Multilateral Cooperation & Balance with China
NSS25 reaffirms the UK’s commitment to effective multilateralism through NATO, Five Eyes, and global institutions.
An interesting dimension to NSS25 is the extent to which it attempts to balance potential threats with trade realities. For instance, despite acknowledging threats from China—cyber, economic espionage, democratic interference—the UK wants to balance security with continued engagement, acknowledging China’s role as a top‑three trading partner. This is pragmatic realism asserting itself.
Conclusions
NSS25 offers us, therefore:
A significant leap in defence and resilience spending (5 % GDP by 2035, if you believe the numbers) unparalleled since the Cold War, though the numbers are definitely cooked, as the security element needs to be discounted to get to the real defence numbers. The actual amount of new money being spent on defence capability (not to mention security more generally) will be the measure by which NSS25 - and this government’s promises - will ultimately be measured.
A defence upgrade including nuclear deterrent, cyber command, long‑range weapons, force expansion (all presaged in the SDR)
Strengthened homeland resilience: biosecurity, cyber protection, legal tools to counter espionage (these are genuinely new)
Tech and industrial sovereignty prioritized—AI, R&D, manufacturing, exports.
Nuanced global posture: assertive security readiness combined with diplomatic balance, including complex China relations.
We might just see a spending plan in the Defence Industrial Strategy, but please don’t hold your breath.
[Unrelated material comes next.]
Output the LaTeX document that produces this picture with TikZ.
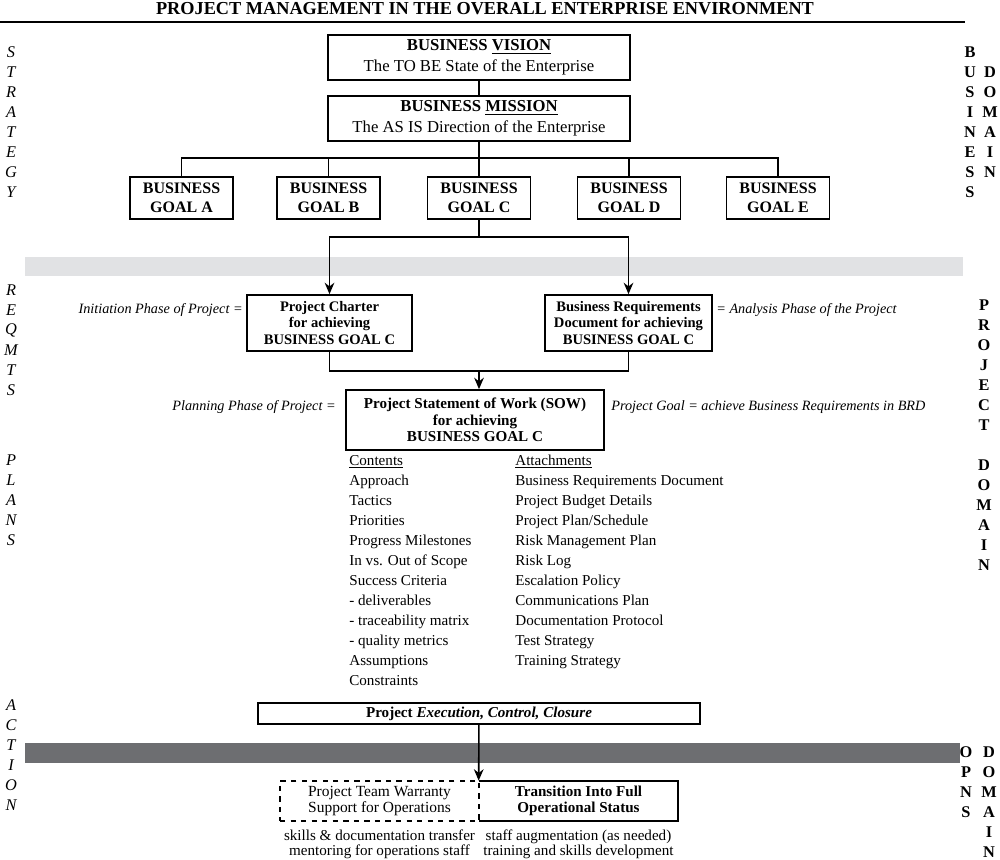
\documentclass[tikz,border=0pt]{standalone}
\usepackage{fontspec}
\setmainfont{Liberation Serif}
\usetikzlibrary{positioning, arrows.meta, calc}
\definecolor{bandL}{RGB}{225,226,228}
\definecolor{bandD}{RGB}{109,110,113}
\tikzset{
  box/.style={draw, line width=1pt, align=center, inner sep=0pt},
  goal/.style={box, font=\bfseries\fontsize{9.1}{10.8}\selectfont, minimum width=2.06cm, minimum height=0.84cm},
  headbox/.style={box, font=\fontsize{9.5}{11.9}\selectfont, minimum width=6.04cm, minimum height=0.9cm},
  doc/.style={box, font=\bfseries\fontsize{8.3}{9.6}\selectfont, minimum height=1.12cm},
  phase/.style={font=\itshape\fontsize{8.1}{10}\selectfont, inner sep=0pt},
  listitem/.style={font=\fontsize{8.6}{10}\selectfont, inner sep=0pt, anchor=base west},
  plain/.style={font=\fontsize{8.6}{9.1}\selectfont, inner sep=0pt, align=center},
  sideit/.style={font=\itshape\fontsize{9.3}{10}\selectfont, inner sep=0pt},
  sidebf/.style={font=\bfseries\fontsize{9.3}{10}\selectfont, inner sep=0pt},
  wire/.style={line width=0.9pt},
  arr/.style={wire, -{Stealth[length=6.5pt,width=5.5pt]}}
}

\begin{document}
\begin{tikzpicture}[x=0.02cm, y=-0.02cm]
    \useasboundingbox (0,0) rectangle (1000,859);

    % Title and rule
    \node[font=\bfseries\fontsize{10.4}{12}\selectfont, inner sep=0pt] (title) at (485,9)
        {PROJECT MANAGEMENT IN THE OVERALL ENTERPRISE ENVIRONMENT};
    \draw[wire] (0,22) -- (965,22);

    % Domain bands
    \fill[bandL] (25,257) rectangle (963,276);
    \fill[bandD] (25,743) rectangle (960,763);

    % Side letters, left
    \foreach \ch [count=\i from 0] in {S,T,R,A,T,E,G,Y}
        \node[sideit] (strat\i) at (11,{52+20*\i}) {\ch};
    \foreach \ch [count=\i from 0] in {R,E,Q,M,T,S}
        \node[sideit] (reqmts\i) at (11,{290+20*\i}) {\ch};
    \foreach \ch [count=\i from 0] in {P,L,A,N,S}
        \node[sideit] (plans\i) at (11,{460+20*\i}) {\ch};
    \foreach \ch [count=\i from 0] in {A,C,T,I,O,N}
        \node[sideit] (action\i) at (11,{705+20*\i}) {\ch};

    % Side letters, right
    \foreach \ch [count=\i from 0] in {B,U,S,I,N,E,S,S}
        \node[sidebf] (bus\i) at (970,{52+20*\i}) {\ch};
    \foreach \ch [count=\i from 0] in {D,O,M,A,I,N}
        \node[sidebf] (busdom\i) at (990,{72+20*\i}) {\ch};
    \foreach \ch [count=\i from 0] in {P,R,O,J,E,C,T}
        \node[sidebf] (proj\i) at (984,{305+20*\i}) {\ch};
    \foreach \ch [count=\i from 0] in {D,O,M,A,I,N}
        \node[sidebf] (projdom\i) at (984,{465+20*\i}) {\ch};
    \foreach \ch [count=\i from 0] in {O,P,N,S}
        \node[sidebf] (opns\i) at (966,{752+20*\i}) {\ch};
    \foreach \ch [count=\i from 0] in {D,O,M,A,I,N}
        \node[sidebf] (opsdom\i) at (989,{752+20*\i}) {\ch};

    % Vision, mission, goals
    \node[headbox] (vision) at (479,57.5) {\textbf{BUSINESS \underline{VISION}}\\The TO BE State of the Enterprise};
    \node[headbox] (mission) at (479,118.5) {\textbf{BUSINESS \underline{MISSION}}\\The AS IS Direction of the Enterprise};
    \foreach \g/\x in {A/181.5, B/328.5, C/479, D/629, E/778}
        \node[goal] (goal\g) at (\x,198) {BUSINESS\\GOAL \g};

    \coordinate (bar) at (479,158);
    \draw[wire] (vision) -- (mission);
    \draw[wire] (mission) -- (goalC);
    \draw[wire] (goalA.north) |- (bar) -| (goalE.north);
    \draw[wire] (goalB.north) -- (goalB.north |- bar);
    \draw[wire] (goalD.north) -- (goalD.north |- bar);

    % Charter and BRD
    \node[doc, minimum width=3.3cm] (charter) at (329.5,323) {Project Charter\\for achieving\\BUSINESS GOAL C};
    \node[doc, minimum width=3.34cm] (brd) at (628.5,323) {Business Requirements\\Document for achieving\\BUSINESS GOAL C};
    \node[phase, anchor=base east] (initiation) at (243,313) {Initiation Phase of Project =};
    \node[phase, anchor=base west] (analysis) at (716,313) {= Analysis Phase of the Project};

    \coordinate (split) at (479,237);
    \draw[wire] (goalC) -- (split);
    \draw[arr] (split) -| (charter.north);
    \draw[arr] (split) -| (brd.north);

    % Statement of work
    \node[doc, minimum width=5.16cm, minimum height=1.2cm, font=\bfseries\fontsize{8.6}{9.4}\selectfont] (sow) at (475,420)
        {Project Statement of Work (SOW)\\for achieving\\BUSINESS GOAL C};
    \node[phase, anchor=base east] (planning) at (336,410) {Planning Phase of Project =};
    \node[phase, anchor=base west] (projgoal) at (611,410) {Project Goal = achieve Business Requirements in BRD};

    \coordinate (merge) at (479,371);
    \draw[wire] (charter) |- (merge) -| (brd);
    \draw[arr] (merge) -- (merge |- sow.north);

    % Contents and attachments
    \node[listitem] (contents) at (349,465) {\underline{Contents}};
    \foreach \t [count=\i] in {Approach, Tactics, Priorities, Progress Milestones, In vs. Out of Scope,
        Success Criteria, - deliverables, - traceability matrix, - quality metrics, Assumptions, Constraints}
        \node[listitem] (cont\i) at (349,{465+20*\i}) {\t};
    \node[listitem] (attach) at (515,465) {\underline{Attachments}};
    \foreach \t [count=\i] in {Business Requirements Document, Project Budget Details, Project Plan/Schedule,
        Risk Management Plan, Risk Log, Escalation Policy, Communications Plan, Documentation Protocol,
        Test Strategy, Training Strategy}
        \node[listitem] (att\i) at (515,{465+20*\i}) {\t};

    % Execution and operations
    \node[box, minimum width=8.84cm, minimum height=0.42cm, font=\bfseries\fontsize{8.6}{10}\selectfont] (exec) at (479,713.5)
        {Project \textit{Execution, Control, Closure}};
    \node[box, dashed, minimum width=3.98cm, minimum height=0.8cm, font=\fontsize{8.8}{9}\selectfont] (warranty) at (379.5,801)
        {Project Team Warranty\\Support for Operations};
    \node[align=center, inner sep=0pt, minimum width=3.98cm, minimum height=0.8cm, font=\bfseries\fontsize{8.6}{9}\selectfont] (transition) at (578.5,801)
        {Transition Into Full\\Operational Status};
    \draw[line width=1pt] (transition.north west) -- (transition.north east) -- (transition.south east) -- (transition.south west);
    \draw[arr] (exec) -- (transition.north west);

    \node[plain, anchor=north] (skills) at (379.5,829) {skills \& documentation transfer\\mentoring for operations staff};
    \node[plain, anchor=north] (staff) at (578.5,829) {staff augmentation (as needed)\\training and skills development};
\end{tikzpicture}
\end{document}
That said, these documents are useful paving stones denoting a new direction of travel for UK defence and UK defence infrastructure, all of which must be regarded as a ‘good thing.’


Well said Rob. Many of us feel underwhelmed by both the SDR and the National Security Strategy, oh and the Spending Review. Sad to see a lack of focus on ‘culture’ throughout. Culture within and a wider societal understanding and sentiment towards Defence and what it means to us all.